Want to make muchos monies without tearing your hair out?
Australia’s top demographer Bernard Salt has been hard at work defining the four categories he says all full-time Aussie workers slot into: rich workaholics, worker robots, time-rich cash-poor, and rich lifestylers.
If you value family time, but also strive for a comfortable life, you should aim to slot into the mould of a rich lifestyler – meaning, those who work jobs that pay above the country’s average salary, but require less than 44 hours of work per week. Approximately 22 per cent of Australia’s 11 million full-timers slot into this comparably gentle, yet lucrative category.
“There are a whole range of jobs that you’ve probably never heard of that are hard to define … that are emerging that are creative, interesting and highly-skilled and offer by this assessment a good quality of life,” Salt told news.com.au this week.
“When you pull [the data] apart, the people who seem to have the best quality of jobs are those with skills and education who are creative — that’s really where the economy is growing and where jobs are being created.”
- Rich Workaholics: Those who earn above average wage, but work an average of 62 hours a week
- Worker Robots: The Aussies who put in long hours but take home below-average pay
- Time Rich, Cash Poor: Those who put in less time per week, and therefore earn less money
- Rich Lifestylers: Those who earn above average wage, but work less than average hours
Financial aspirations are nothing to be sniffed at. It’s admirable to want to be successful in whatever it is you do. However, an unfortunate side effect of working hard in your occupation can often be stress.
The kind of stress that makes you devour entire bags of double-stuffed Oreos, or makes your skin break out and your heart race. Or has some other (actually serious), personal or physical implications.
But it doesn’t have to be the case.
According to the Business Insider, Career Information Expert Dr Lawrence Shatkin conducted a study comparing the average stress levels and salaries of the 767 occupations identified by the US Department of Labour.
Stress was measured on a scale of 1 to 100, according to the amount and frequency of criticism received by employees, as well as the proportion of high-stress situations they face.
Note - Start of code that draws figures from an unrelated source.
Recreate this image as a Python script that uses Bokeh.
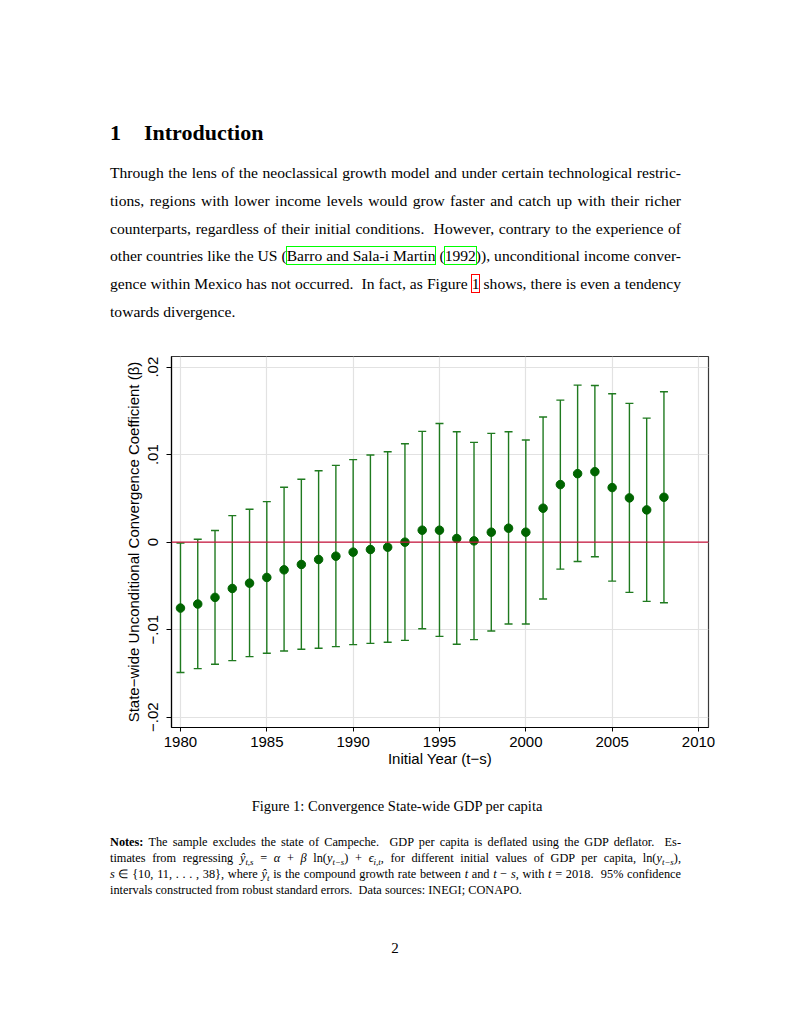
from bokeh.plotting import figure
from bokeh.models import (ColumnDataSource, Range1d, Whisker, TeeHead, Span,
                          FixedTicker, Div)
from bokeh.layouts import column
from bokeh.embed import file_html
from bokeh.resources import INLINE

# ---------------- data ----------------
years = [1980, 1981, 1982, 1983, 1984, 1985, 1986, 1987, 1988, 1989,
         1990, 1991, 1992, 1993, 1994, 1995, 1996, 1997, 1998, 1999,
         2000, 2001, 2002, 2003, 2004, 2005, 2006, 2007, 2008]
beta = [-0.00753, -0.00707, -0.00631, -0.00529, -0.00468, -0.00403, -0.00316,
        -0.00255, -0.00198, -0.00160, -0.00114, -0.00084, -0.00057, 0.00000,
        0.00137, 0.00137, 0.00042, 0.00015, 0.00114, 0.00160, 0.00114,
        0.00388, 0.00658, 0.00783, 0.00806, 0.00624, 0.00506, 0.00369, 0.00513]
ci_upper = [-0.00010, 0.00034, 0.00133, 0.00304, 0.00376, 0.00464, 0.00627,
            0.00719, 0.00817, 0.00878, 0.00943, 0.00996, 0.01034, 0.01125,
            0.01266, 0.01357, 0.01262, 0.01141, 0.01243, 0.01262, 0.01167,
            0.01430, 0.01624, 0.01795, 0.01791, 0.01696, 0.01586, 0.01418, 0.01719]
ci_lower = [-0.01490, -0.01445, -0.01395, -0.01354, -0.01308, -0.01270, -0.01243,
            -0.01224, -0.01213, -0.01194, -0.01171, -0.01156, -0.01144, -0.01122,
            -0.00989, -0.01076, -0.01167, -0.01114, -0.01015, -0.00935, -0.00935,
            -0.00650, -0.00308, -0.00221, -0.00167, -0.00445, -0.00574, -0.00677, -0.00692]

x_ticks = [1980, 1985, 1990, 1995, 2000, 2005, 2010]
y_ticks = [-0.02, -0.01, 0.0, 0.01, 0.02]
y_tick_labels = ["\u2212.02", "\u2212.01", "0", ".01", ".02"]

x_title = "Initial Year (t\u2212s)"
y_title = "State\u2212wide Unconditional Convergence Coefficient (\u03b2)"

SERIF = "'Liberation Serif', 'Times New Roman', serif"
SANS = "Liberation Sans"

# ---------------- top text ----------------
green_box = "outline:1px solid #00ff00; outline-offset:0px;"
red_box = "outline:1px solid #ff0000; outline-offset:0px;"
para_lines = [
    "Through the lens of the neoclassical growth model and under certain technological restric-",
    "tions, regions with lower income levels would grow faster and catch up with their richer",
    "counterparts, regardless of their initial conditions. &nbsp;However, contrary to the experience of",
    "other countries like the US (<span style='%s'>Barro and Sala-i Martin</span> (<span style='%s'>1992</span>)), unconditional income conver-" % (green_box, green_box),
    "gence within Mexico has not occurred. &nbsp;In fact, as Figure <span style='%s'>1</span> shows, there is even a tendency" % red_box,
]
last_line = "towards divergence."

line_style = ("text-align:justify; text-align-last:justify; white-space:nowrap; "
              "height:27.8px; line-height:27.8px; overflow:visible;")
para_html = "".join("<div style=\"%s\">%s</div>" % (line_style, l) for l in para_lines)
para_html += "<div style=\"height:27.8px; line-height:27.8px; white-space:nowrap;\">%s</div>" % last_line

top_html = (
    "<div style=\"font-family:%s; color:#000; margin:0 0 0 110px; padding:0; width:571px; box-sizing:content-box;\">"
    "<div style=\"font-weight:bold; font-size:22px; line-height:24px; height:24px; margin-top:121px; white-space:nowrap;\">"
    "1<span style='display:inline-block; width:23px;'></span>Introduction</div>"
    "<div style=\"font-size:15.6px; margin-top:14px;\">%s</div>"
    "</div>" % (SERIF, para_html)
)
top_div = Div(text=top_html, width=775, height=340, margin=0)

# ---------------- chart ----------------
src = ColumnDataSource(data=dict(year=years, beta=beta, hi=ci_upper, lo=ci_lower))

p = figure(width=775, height=440,
           x_range=Range1d(1979.48, 2010.58), y_range=Range1d(-0.02118, 0.02122),
           output_backend="svg", toolbar_location=None,
           min_border_left=171, min_border_right=67,
           min_border_top=16, min_border_bottom=53)
p.background_fill_color = "white"
p.border_fill_color = "white"
p.outline_line_color = "#3a3a3a"
p.outline_line_width = 1.2

grid_color = "#e2e2e2"
p.xgrid.ticker = FixedTicker(ticks=x_ticks)
p.ygrid.ticker = FixedTicker(ticks=y_ticks)
p.xgrid.grid_line_color = grid_color
p.ygrid.grid_line_color = grid_color
p.xgrid.grid_line_width = 1.2
p.ygrid.grid_line_width = 1.2

p.xaxis.ticker = FixedTicker(ticks=x_ticks)
p.yaxis.ticker = FixedTicker(ticks=y_ticks)
p.yaxis.major_label_overrides = {t: l for t, l in zip(y_ticks, y_tick_labels)}
p.yaxis.major_label_orientation = "vertical"

for ax in (p.xaxis[0], p.yaxis[0]):
    ax.axis_line_color = "black"
    ax.axis_line_width = 1.2
    ax.major_tick_line_color = "black"
    ax.major_tick_in = 0
    ax.minor_tick_line_color = None
    ax.major_label_text_font = SANS
    ax.major_label_text_font_size = "15px"
    ax.major_label_text_color = "black"
    ax.axis_label_text_font = SANS
    ax.axis_label_text_font_size = "15px"
    ax.axis_label_text_font_style = "normal"
    ax.axis_label_text_color = "black"

p.xaxis.major_tick_out = 4
p.yaxis.major_tick_out = 5
p.xaxis.major_label_standoff = 5
p.yaxis.major_label_standoff = 8
p.xaxis.axis_label = x_title
p.yaxis.axis_label = y_title
p.xaxis.axis_label_standoff = 0
p.yaxis.axis_label_standoff = 4

zero = Span(location=0, dimension="width", line_color="#c8143c", line_width=1.3)
p.add_layout(zero)

ci_color = "#1f7a1f"
wh = Whisker(base="year", upper="hi", lower="lo", source=src,
             line_color=ci_color, line_width=1.4,
             upper_head=TeeHead(size=8, line_color=ci_color, line_width=1.4),
             lower_head=TeeHead(size=8, line_color=ci_color, line_width=1.4))
p.add_layout(wh)

p.scatter(x="year", y="beta", source=src, size=8.5, marker="circle",
          fill_color="#006400", line_color="#006400")

# ---------------- bottom text ----------------
sub = "<sub style='font-size:0.72em; line-height:0; vertical-align:-0.3em;'>%s</sub>"
note_line_style = ("text-align:justify; text-align-last:justify; white-space:nowrap; "
                   "height:16px; line-height:16px;")
notes_lines = [
    "<b>Notes:</b> The sample excludes the state of Campeche. &nbsp;GDP per capita is deflated using the GDP deflator. &nbsp;Es-",
    "timates from regressing <i>\u0177</i>" + (sub % "<i>t,s</i>") + " = <i>\u03b1</i> + <i>\u03b2</i> ln(<i>y</i>" + (sub % "<i>t\u2212s</i>") +
    ") + <i>\u03f5</i>" + (sub % "<i>i,t</i>") + ", for different initial values of GDP per capita, ln(<i>y</i>" + (sub % "<i>t\u2212s</i>") + "),",
    "<i>s</i> \u2208 {10, 11, . . . , 38}, where <i>\u0177</i>" + (sub % "<i>t</i>") +
    " is the compound growth rate between <i>t</i> and <i>t</i> \u2212 <i>s</i>, with <i>t</i> = 2018. &nbsp;95% confidence",
]
notes_last = "intervals constructed from robust standard errors. &nbsp;Data sources: INEGI; CONAPO."
notes_html = "".join("<div style=\"%s\">%s</div>" % (note_line_style, l) for l in notes_lines)
notes_html += "<div style=\"height:16px; line-height:16px; white-space:nowrap;\">%s</div>" % notes_last

bottom_html = (
    "<div style=\"font-family:%s; color:#000; margin:0; padding:0;\">"
    "<div style=\"width:775px; text-align:center; font-size:14.5px; line-height:18px; height:18px; margin-top:17px; padding-left:19px; box-sizing:border-box;\">"
    "Figure 1: Convergence State-wide GDP per capita</div>"
    "<div style=\"margin-left:110px; width:571px; font-size:12.3px; margin-top:19px; box-sizing:content-box;\">%s</div>"
    "<div style=\"width:775px; text-align:center; font-size:15px; line-height:18px; height:18px; margin-top:41px; padding-left:15px; box-sizing:border-box;\">2</div>"
    "</div>" % (SERIF, notes_html)
)
bottom_div = Div(text=bottom_html, width=775, height=236, margin=0)

layout = column(top_div, p, bottom_div, spacing=0)

open("out.html", "w").write(file_html(layout, INLINE))
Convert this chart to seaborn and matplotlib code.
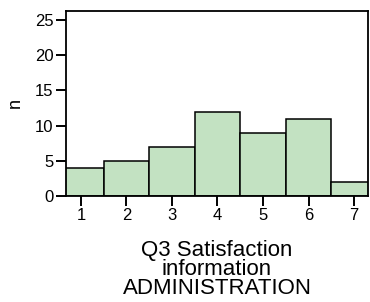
import matplotlib
matplotlib.use('Agg')
import matplotlib.pyplot as plt
import pandas as pd
import seaborn as sns

# Dados
niveis = [1, 2, 3, 4, 5, 6, 7]
contagens = [4, 5, 7, 12, 9, 11, 2]
rotulo_x = 'Q3 Satisfaction\ninformation\nADMINISTRATION'
rotulo_y = 'n'

df = pd.DataFrame({'nivel': niveis, 'n': contagens})

sns.set_style('ticks')
plt.rcParams['font.family'] = ['Liberation Sans', 'DejaVu Sans']
plt.rcParams['text.color'] = 'black'
plt.rcParams['axes.labelcolor'] = 'black'

fig = plt.figure(figsize=(3.7, 3.02), dpi=100)
ax = fig.add_axes([0.178, 0.351, 0.817, 0.613])

sns.histplot(data=df, x='nivel', weights='n', discrete=True, ax=ax,
             color='#c3e2c2', alpha=1, edgecolor='black', linewidth=1.1)

ax.set_xlim(0.67, 7.31)
ax.set_ylim(0, 26.3)
ax.set_xticks(niveis)
ax.set_yticks([0, 5, 10, 15, 20, 25])
ax.tick_params(direction='out', length=7, width=1.4, labelsize=12,
               colors='black', pad=2)
for s in ax.spines.values():
    s.set_linewidth(1.3)
    s.set_color('black')

ax.set_xlabel(rotulo_x, fontsize=16, linespacing=0.86, labelpad=12)
ax.set_ylabel(rotulo_y, fontsize=13, labelpad=8)

fig.savefig('out.png', dpi=100)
Here are 8 of the lowest stress jobs, paying over US$70,000 (at the moment, that’s about $98,900AUD):
Because the moon and the stars don’t make impossible demands.
Astronomers undertake scientific research, observing and analysing galaxies, stars, planets, star-forming regions and the Sun. Just to name a few.
Unfortunately, the field is quite narrow, requiring a PhD level qualification.
Stress level: 62.0
Average Annual Salary (2014): AU$151, 381
Low stress, decent wage and plentiful travel opportunities.
Geographers study the Earth’s surface, its structure, use and natural phenomena.
Geographical positions often require a Masters degree, however there are entry level positions available that are acceptable for those with a Bachelor.
Stress level: 58.0
Average Annual Salary (2014): AU$106,831
Are you on the creative side?
Arts directors are responsible for the visual styling of publications such as newspapers and magazines, film and television advertising and product packaging.
No qualifications necessary for this one, although many organisations will prefer employees with previous work experience
Stress level: 6.0
Average Annual Salary (2014): AU$124, 125
If crunching numbers is your game this one is for you.
Actuaries analyse risk and uncertainty and their potential financial costs.
Stress level: 63.7
Average Annual Salary (2014): AU$155, 549
Wet and wild?
Hydrologists study the patterns of movement of water across the Earth’s surface. Their knowledge can be used to find solutions regarding water quality and availability.
Stress Level: 65.5
Average Annual Salary (2014): AU$115, 761
Law Teachers (post-secondary)
They teach law.
Law teachers are responsible for shaping the next generations of legal brains. No pressure. No actually, no pressure. These are low stress jobs remember?
You will require a law degree for this one. As well as a bachelor in education (or equivalent).
Stress Level: 62.7
Average Annual Salary (2014): AU$178,410
Turns out politics is only stressful if you’re the ones in charge.
Political scientists are experts in the history, development and operation of global political systems.
You’re likely to need a Bachelor’s degree (followed by a Masters) in political science or public administration.
Stress Level: 60.8
Average Annual Salary (2014): AU$197, 809
As long as you’re good with getting really up close and personal with people.
Optometrists perform eye-tests to assest the vision of patients. They also prescribe glasses and lenses if necessary.
Bachelor + four year doctor of optometry +special license = a lot of time in school.
Stress Level: 70.3
Average Annual Salary (2014): AU$159, 675
What do you do for a living? Do you feel your stress/wage ratio is in balance?